The closing hymn, Lee Greenwood’s "Proud to be an American" was sung by all, the words known by heart (to my surprise). I looked up. One of the older and grizzled Vietnam-era vets removed his glasses and wiped tears from his eyes. Another man grabbed the microphone to remind the crowd (and to quell any doubts) that America is still a free country. I grabbed my car keys and remembered that the federal government only took 20 percent of our incomes the year the Vietnam War ended, and that taxes in the early 1970s didn’t fund any programs similar to today’s Citizen Corp, a program that trains neighbors to spy on each other. Is this what the veterans fought for?

The event was attended primarily by enlisted men — draftees who did the brunt of the dirty work in Vietnam, and who felt the most pain, loss and tragedy. I don’t blame them for participating in such ceremonies, but I noticed that none of my several friends who are retired military officers took the time to attend. For these men, the war was the basis for a career and a cushy retirement marked by golf club memberships and travel.

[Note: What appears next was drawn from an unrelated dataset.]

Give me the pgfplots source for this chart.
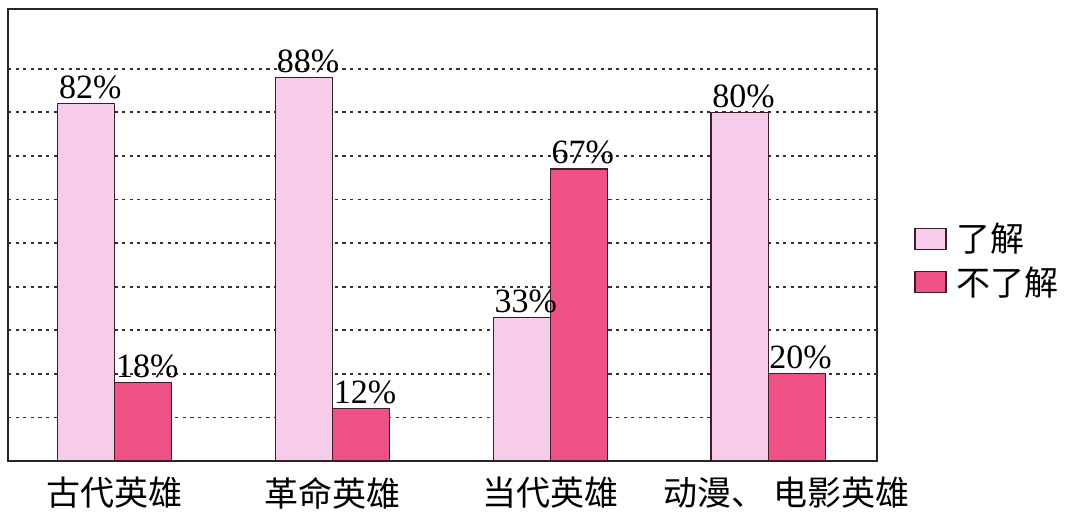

I was asked a couple of times (by students) during that Veterans Day how I thought veterans should be honored. I think they should, although I think that those who were forced into service, via conscription, deserve more honor than those who served in the volunteer army. In either case, I do not think that we honor them by supporting the government every time it sends men in harm’s way in the name of unconstitutional empire.

Instead, we honor them by increasing trade ties with countries, knowing that economically isolated countries are easier to bomb. We honor them by defending our own freedoms in post-9/11 America. We honor them by remembering that while war is the health of the State, it is also death to the Republic, thus making even successful military operations self-defeating in the long run.

In short, we honor those who fought fascism abroad by opposing fascism at home. It seemed to me that that is the more fitting way, when compared to propagandizing veterans to justify enhancing the power of the nation-state, maintaining political support for otherwise unpopular leaders, increasing already-bloated military budgets, and the diminution of freedom.